Copy out the listing that follows exactly, dropping every picture.

Record extracts:
━━━━━━━━━━━━━━━━━━━━━━━━━━━━━━

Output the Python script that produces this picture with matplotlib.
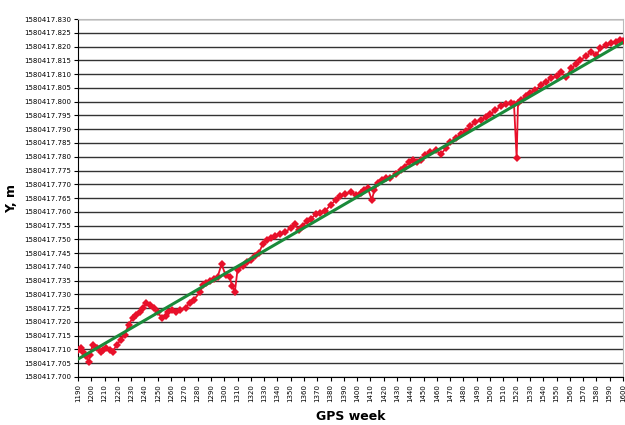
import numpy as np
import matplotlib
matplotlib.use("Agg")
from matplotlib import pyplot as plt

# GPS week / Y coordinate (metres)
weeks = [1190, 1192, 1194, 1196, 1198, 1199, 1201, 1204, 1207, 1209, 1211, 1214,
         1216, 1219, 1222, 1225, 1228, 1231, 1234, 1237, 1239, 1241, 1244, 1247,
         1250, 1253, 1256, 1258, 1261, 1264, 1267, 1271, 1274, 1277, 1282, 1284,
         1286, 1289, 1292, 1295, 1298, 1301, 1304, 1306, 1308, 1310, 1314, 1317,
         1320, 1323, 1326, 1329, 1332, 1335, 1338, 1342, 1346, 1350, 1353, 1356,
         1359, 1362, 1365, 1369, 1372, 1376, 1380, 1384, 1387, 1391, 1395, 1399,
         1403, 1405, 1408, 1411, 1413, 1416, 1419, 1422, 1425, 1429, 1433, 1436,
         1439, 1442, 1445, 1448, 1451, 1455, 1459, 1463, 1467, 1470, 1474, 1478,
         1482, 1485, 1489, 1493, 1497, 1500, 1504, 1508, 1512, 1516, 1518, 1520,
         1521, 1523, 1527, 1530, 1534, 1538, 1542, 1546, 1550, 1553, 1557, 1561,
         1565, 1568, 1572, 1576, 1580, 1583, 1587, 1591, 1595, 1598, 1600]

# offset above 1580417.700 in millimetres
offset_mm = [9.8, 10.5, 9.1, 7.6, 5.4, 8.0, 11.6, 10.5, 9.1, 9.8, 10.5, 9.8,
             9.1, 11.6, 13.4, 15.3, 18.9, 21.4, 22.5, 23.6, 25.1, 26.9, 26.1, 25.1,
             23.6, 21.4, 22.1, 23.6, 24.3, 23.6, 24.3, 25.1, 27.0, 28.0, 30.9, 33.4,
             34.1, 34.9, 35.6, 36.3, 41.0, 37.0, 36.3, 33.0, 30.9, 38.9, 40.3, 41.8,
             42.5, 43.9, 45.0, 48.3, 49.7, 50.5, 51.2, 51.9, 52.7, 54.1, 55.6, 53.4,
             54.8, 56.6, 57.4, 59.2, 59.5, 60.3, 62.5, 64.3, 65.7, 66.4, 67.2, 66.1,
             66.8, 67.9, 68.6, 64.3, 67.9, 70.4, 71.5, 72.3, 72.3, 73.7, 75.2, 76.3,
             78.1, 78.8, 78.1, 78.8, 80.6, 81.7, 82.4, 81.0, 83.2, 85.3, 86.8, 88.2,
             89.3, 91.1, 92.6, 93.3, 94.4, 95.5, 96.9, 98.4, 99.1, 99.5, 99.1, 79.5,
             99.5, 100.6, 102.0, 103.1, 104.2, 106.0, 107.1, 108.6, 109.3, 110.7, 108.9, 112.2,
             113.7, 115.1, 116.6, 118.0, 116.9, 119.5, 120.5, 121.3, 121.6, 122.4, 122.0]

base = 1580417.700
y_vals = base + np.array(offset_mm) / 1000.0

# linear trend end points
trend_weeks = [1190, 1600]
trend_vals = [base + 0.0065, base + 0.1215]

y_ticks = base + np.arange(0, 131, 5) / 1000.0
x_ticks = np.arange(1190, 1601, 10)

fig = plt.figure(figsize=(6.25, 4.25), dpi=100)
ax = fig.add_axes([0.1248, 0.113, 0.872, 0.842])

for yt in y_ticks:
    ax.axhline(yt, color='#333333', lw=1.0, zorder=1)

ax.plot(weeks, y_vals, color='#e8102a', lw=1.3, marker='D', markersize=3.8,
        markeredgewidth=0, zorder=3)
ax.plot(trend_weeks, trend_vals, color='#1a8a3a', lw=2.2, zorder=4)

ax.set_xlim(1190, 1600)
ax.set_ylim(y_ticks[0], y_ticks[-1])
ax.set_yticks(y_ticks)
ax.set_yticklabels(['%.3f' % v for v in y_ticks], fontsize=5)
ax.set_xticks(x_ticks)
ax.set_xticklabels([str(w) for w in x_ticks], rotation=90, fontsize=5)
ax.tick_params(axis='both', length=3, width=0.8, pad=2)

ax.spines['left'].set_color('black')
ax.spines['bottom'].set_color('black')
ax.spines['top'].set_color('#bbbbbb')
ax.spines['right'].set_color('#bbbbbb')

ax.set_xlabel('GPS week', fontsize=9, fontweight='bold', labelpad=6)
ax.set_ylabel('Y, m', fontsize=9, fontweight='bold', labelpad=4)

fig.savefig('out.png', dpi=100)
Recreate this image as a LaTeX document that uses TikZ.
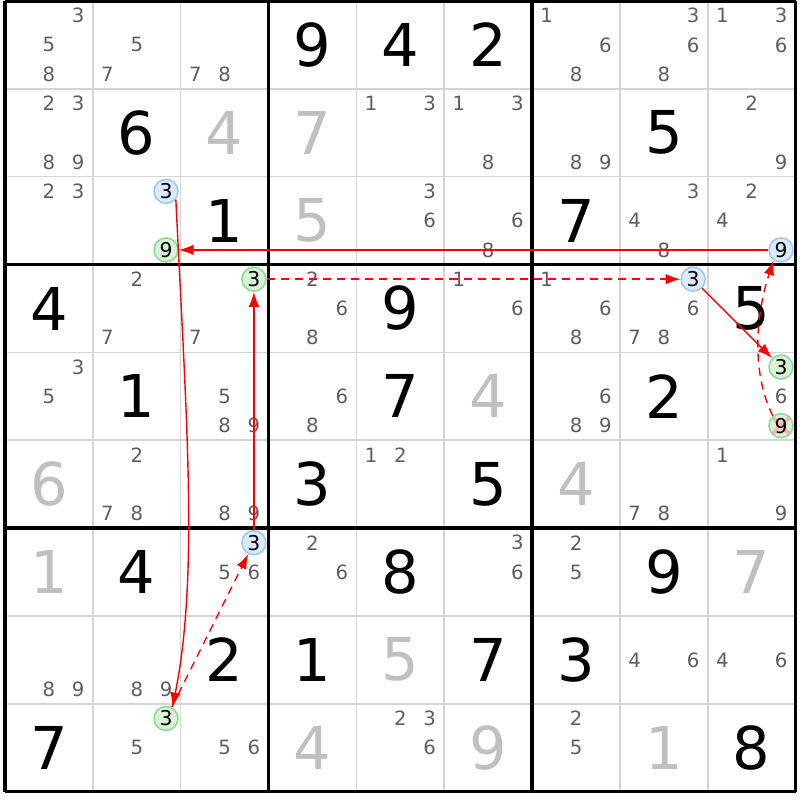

━━━━━━━━━━━━━━━━━━━━━━━━━━━━━━

Result:
Output the Python script that produces this picture with matplotlib.
import numpy as np
import matplotlib
matplotlib.use("Agg")
from matplotlib import pyplot as plt

# GPS week / Y coordinate (metres)
weeks = [1190, 1192, 1194, 1196, 1198, 1199, 1201, 1204, 1207, 1209, 1211, 1214,
         1216, 1219, 1222, 1225, 1228, 1231, 1234, 1237, 1239, 1241, 1244, 1247,
         1250, 1253, 1256, 1258, 1261, 1264, 1267, 1271, 1274, 1277, 1282, 1284,
         1286, 1289, 1292, 1295, 1298, 1301, 1304, 1306, 1308, 1310, 1314, 1317,
         1320, 1323, 1326, 1329, 1332, 1335, 1338, 1342, 1346, 1350, 1353, 1356,
         1359, 1362, 1365, 1369, 1372, 1376, 1380, 1384, 1387, 1391, 1395, 1399,
         1403, 1405, 1408, 1411, 1413, 1416, 1419, 1422, 1425, 1429, 1433, 1436,
         1439, 1442, 1445, 1448, 1451, 1455, 1459, 1463, 1467, 1470, 1474, 1478,
         1482, 1485, 1489, 1493, 1497, 1500, 1504, 1508, 1512, 1516, 1518, 1520,
         1521, 1523, 1527, 1530, 1534, 1538, 1542, 1546, 1550, 1553, 1557, 1561,
         1565, 1568, 1572, 1576, 1580, 1583, 1587, 1591, 1595, 1598, 1600]

# offset above 1580417.700 in millimetres
offset_mm = [9.8, 10.5, 9.1, 7.6, 5.4, 8.0, 11.6, 10.5, 9.1, 9.8, 10.5, 9.8,
             9.1, 11.6, 13.4, 15.3, 18.9, 21.4, 22.5, 23.6, 25.1, 26.9, 26.1, 25.1,
             23.6, 21.4, 22.1, 23.6, 24.3, 23.6, 24.3, 25.1, 27.0, 28.0, 30.9, 33.4,
             34.1, 34.9, 35.6, 36.3, 41.0, 37.0, 36.3, 33.0, 30.9, 38.9, 40.3, 41.8,
             42.5, 43.9, 45.0, 48.3, 49.7, 50.5, 51.2, 51.9, 52.7, 54.1, 55.6, 53.4,
             54.8, 56.6, 57.4, 59.2, 59.5, 60.3, 62.5, 64.3, 65.7, 66.4, 67.2, 66.1,
             66.8, 67.9, 68.6, 64.3, 67.9, 70.4, 71.5, 72.3, 72.3, 73.7, 75.2, 76.3,
             78.1, 78.8, 78.1, 78.8, 80.6, 81.7, 82.4, 81.0, 83.2, 85.3, 86.8, 88.2,
             89.3, 91.1, 92.6, 93.3, 94.4, 95.5, 96.9, 98.4, 99.1, 99.5, 99.1, 79.5,
             99.5, 100.6, 102.0, 103.1, 104.2, 106.0, 107.1, 108.6, 109.3, 110.7, 108.9, 112.2,
             113.7, 115.1, 116.6, 118.0, 116.9, 119.5, 120.5, 121.3, 121.6, 122.4, 122.0]

base = 1580417.700
y_vals = base + np.array(offset_mm) / 1000.0

# linear trend end points
trend_weeks = [1190, 1600]
trend_vals = [base + 0.0065, base + 0.1215]

y_ticks = base + np.arange(0, 131, 5) / 1000.0
x_ticks = np.arange(1190, 1601, 10)

fig = plt.figure(figsize=(6.25, 4.25), dpi=100)
ax = fig.add_axes([0.1248, 0.113, 0.872, 0.842])

for yt in y_ticks:
    ax.axhline(yt, color='#333333', lw=1.0, zorder=1)

ax.plot(weeks, y_vals, color='#e8102a', lw=1.3, marker='D', markersize=3.8,
        markeredgewidth=0, zorder=3)
ax.plot(trend_weeks, trend_vals, color='#1a8a3a', lw=2.2, zorder=4)

ax.set_xlim(1190, 1600)
ax.set_ylim(y_ticks[0], y_ticks[-1])
ax.set_yticks(y_ticks)
ax.set_yticklabels(['%.3f' % v for v in y_ticks], fontsize=5)
ax.set_xticks(x_ticks)
ax.set_xticklabels([str(w) for w in x_ticks], rotation=90, fontsize=5)
ax.tick_params(axis='both', length=3, width=0.8, pad=2)

ax.spines['left'].set_color('black')
ax.spines['bottom'].set_color('black')
ax.spines['top'].set_color('#bbbbbb')
ax.spines['right'].set_color('#bbbbbb')

ax.set_xlabel('GPS week', fontsize=9, fontweight='bold', labelpad=6)
ax.set_ylabel('Y, m', fontsize=9, fontweight='bold', labelpad=4)

fig.savefig('out.png', dpi=100)
Recreate this image as a LaTeX document that uses TikZ.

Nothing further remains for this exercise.